The state of public discourse is certainly a topic of current interest and debate. The German philosopher Jürgen Habermas (who died just this past March at the age of 96) developed the idea of the "public sphere"—that is, the cultural arena where private individuals come together to discuss topics of public interest and a develop a sense of "public opinion." Tracing its origins to the salons, cafés, theaters, and print shops of seventeenth- and eighteenth-century Europe, Habermas described the ideal version of this public sphere as promoting rational discussion among well-informed, literate individuals. Although there have been many critiques and refinements of his portrait of the early modern public sphere over the years, his image of it continues to loom large in the public imagination, perhaps especially whenever commentators opine about the noisier, fragmented kinds of discussion that prevail in the contemporary media landscape. In a late work on the public sphere in the digital age, Habermas himself lamented the "desolate cacophony" of our communication culture. It's a common refrain, and certainly understandable. Who among us hasn't felt overwhelmed or overstimulated by the rush of information and misinformation coming at us, or the sometimes-vitriolic tone of public discussion?
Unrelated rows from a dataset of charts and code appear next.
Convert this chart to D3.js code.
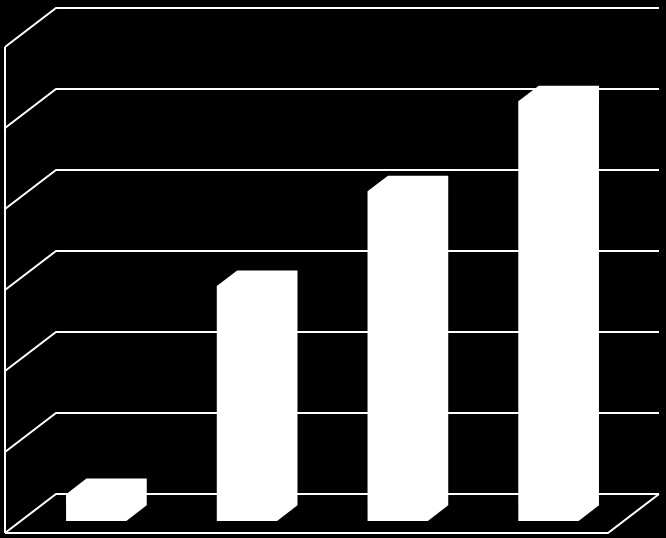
<!DOCTYPE html>
<html>
<head>
<meta charset="utf-8">
<script src="https://cdn.jsdelivr.net/npm/d3@7"></script>
<style>
  html, body { margin: 0; padding: 0; background: #000; }
  svg { display: block; }
</style>
</head>
<body>
<script>
// ---- data ----
const categories = ["1", "2", "3", "4"];
const values = [3.3, 29.0, 40.7, 51.8];
const tickValues = [0, 10, 20, 30, 40, 50, 60];

// ---- layout ----
const W = 666, H = 538;
const frontX = 5, frontY = 533;      // front-left floor corner
const plotW = 603;                    // width of front plane
const DX = 51, DY = 39;               // full depth offset
const plotH = 486;                    // value height
const barZ0 = 0.31, barZ1 = 0.71;     // bar depth range (0 front, 1 back)

const svg = d3.select("body").append("svg").attr("width", W).attr("height", H);
svg.append("rect").attr("width", W).attr("height", H).attr("fill", "#000");

const x = d3.scaleBand().domain(categories).range([0, plotW]).paddingInner(0.6).paddingOuter(0.3);
const y = d3.scaleLinear().domain([0, 60]).range([0, plotH]);

// projection: world (xw, v, z) -> screen
const px = (xw, z) => frontX + xw + z * DX;
const py = (v, z) => frontY - y(v) - z * DY;

const line = d3.line();
const stroke = { stroke: "#fff", "stroke-width": 2, fill: "none" };
function path(points) {
  const p = svg.append("path").attr("d", line(points));
  Object.entries(stroke).forEach(([k, v]) => p.attr(k, v));
  return p;
}

// gridlines: back wall + left wall
tickValues.forEach(t => {
  path([[px(0, 0), py(t, 0)], [px(0, 1), py(t, 1)], [px(plotW, 1), py(t, 1)]]);
});
// left wall front edge
path([[px(0, 0), py(0, 0)], [px(0, 0), py(60, 0)]]);
// floor front and right edges
path([[px(0, 0), py(0, 0)], [px(plotW, 0), py(0, 0)], [px(plotW, 1), py(0, 1)]]);

// bars
const bw = x.bandwidth();
svg.append("g").selectAll("path").data(values).join("path")
  .attr("d", (v, i) => {
    const x0 = x(categories[i]), x1 = x0 + bw;
    return line([
      [px(x0, barZ0), py(0, barZ0)],
      [px(x0, barZ0), py(v, barZ0)],
      [px(x0, barZ1), py(v, barZ1)],
      [px(x1, barZ1), py(v, barZ1)],
      [px(x1, barZ1), py(0, barZ1)],
      [px(x1, barZ0), py(0, barZ0)]
    ]) + "Z";
  })
  .attr("fill", "#fff")
  .attr("stroke", "none");
</script>
</body>
</html>
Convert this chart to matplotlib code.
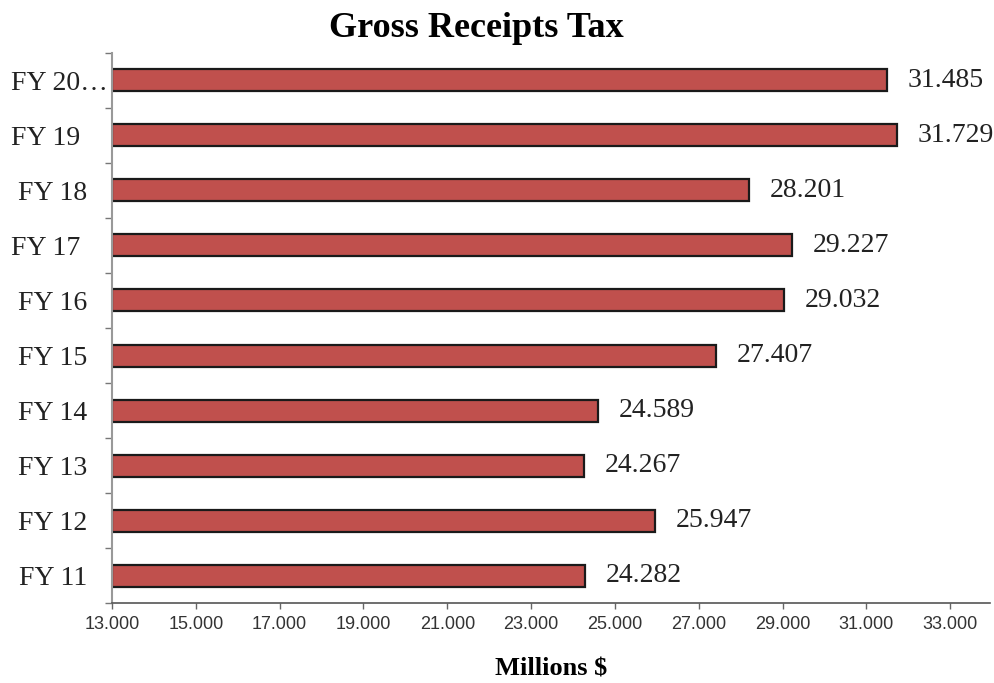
import matplotlib.pyplot as plt
from matplotlib.transforms import ScaledTranslation

# data, top to bottom as in the chart
years = ['FY 20\u2026', 'FY 19 ', 'FY 18', 'FY 17 ', 'FY 16', 'FY 15', 'FY 14', 'FY 13', 'FY 12', 'FY 11']
receipts = [31.485, 31.729, 28.201, 29.227, 29.032, 27.407, 24.589, 24.267, 25.947, 24.282]
x_ticks = [13, 15, 17, 19, 21, 23, 25, 27, 29, 31, 33]

serif = 'Liberation Serif'
sans = 'Liberation Sans'

fig = plt.figure(figsize=(9.95, 6.83), dpi=100)
ax = fig.add_axes([0.1126, 0.1165, 0.8824, 0.8065])

base = x_ticks[0]
pos = list(range(len(years)))[::-1]  # first item at the top
bars = ax.barh(pos, [v - base for v in receipts], left=base, height=0.4,
               color='#C0504D', edgecolor='#1a1a1a', linewidth=1.6)

# value labels right of each bar
for p, v in zip(pos, receipts):
    ax.annotate('%.3f' % v, (v, p), xytext=(15, 0), textcoords='offset points',
                va='center', ha='left', fontsize=20, family=serif, color='#222222')

ax.set_xlim(base, 33.95)
ax.set_ylim(-0.5, len(years) - 0.5)

ax.set_xticks(x_ticks)
ax.set_xticklabels(['%.3f' % t for t in x_ticks], family=sans, fontsize=13, color='#333333')
ax.tick_params(axis='x', length=4, width=1, color='#666666', pad=5)

ax.set_yticks(pos)
ax.set_yticklabels(years, family=serif, fontsize=20, color='#222222')
ax.tick_params(axis='y', which='major', length=0, pad=18)
ax.set_yticks([p - 0.5 for p in range(len(years) + 1)], minor=True)
ax.tick_params(axis='y', which='minor', length=5, width=1, color='#777777')

# the top label spills further right, as in the original
lab = ax.get_yticklabels()[0]
lab.set_transform(lab.get_transform() + ScaledTranslation(0.21, 0, fig.dpi_scale_trans))

for s in ['top', 'right']:
    ax.spines[s].set_visible(False)
ax.spines['left'].set_color('#999999')
ax.spines['left'].set_linewidth(1.5)
ax.spines['bottom'].set_color('#555555')
ax.spines['bottom'].set_linewidth(1.2)

fig.text(0.479, 0.958, 'Gross Receipts Tax', ha='center', va='center',
         family=serif, fontweight='bold', fontsize=26)
ax.set_xlabel('Millions $', family=serif, fontweight='bold', fontsize=19, labelpad=18)

plt.savefig('out.png', dpi=100)
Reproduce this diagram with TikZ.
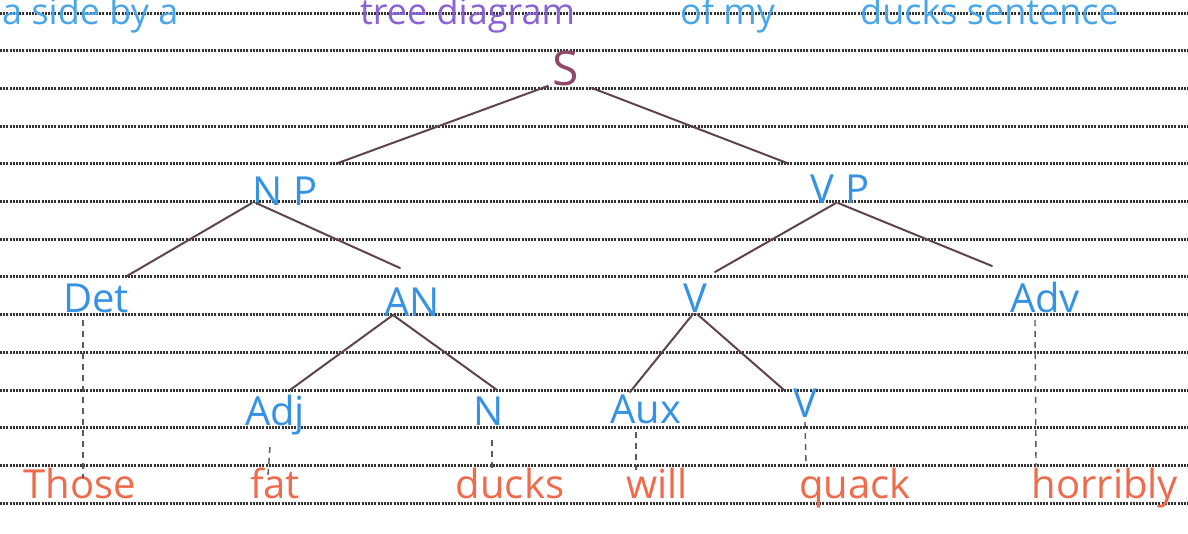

In this context, I think it's helpful to remember that the ideal of reasoned debate might not correspond with what public discourse truly sounded like in the Old Regime, and that in fact individuals in that earlier era also experienced their communication landscape as noisy. More important, I think it's interesting to note that, in the seventeenth and eighteenth centuries, noise metaphors did not always carry a clear value judgment. In using this language, writers homed in on certain qualities of public talk that could be considered negative, positive, or neutral: It was going to be confusing, heterogeneous, perhaps unintelligible. It would be impossible to trace to a single, authoritative source. It was going to move through the air like a force of nature. The acoustic model for thinking about these characteristics of public communication offered a concrete framework for writers who imagined how they could influence the flow of noise or simply properly listen to it. Whereas the "public sphere" paradigm establishes a normative ideal for public discourse, often by limiting who is allowed to participate in it and what forms of speech count as legitimate, sonic metaphors encourage us to think about public communication in less restrictive terms. It becomes less about policing speech, more about attending to the ethics of listening and constantly renegotiating the politics of listenability.
I don't believe that history has lessons for the present, necessarily, but I do think that specific histories can offer us examples of completely different ways of framing human experience which in turn have the potential to jolt us out of certain assumptions or habits of thought that dominate in our contemporary culture.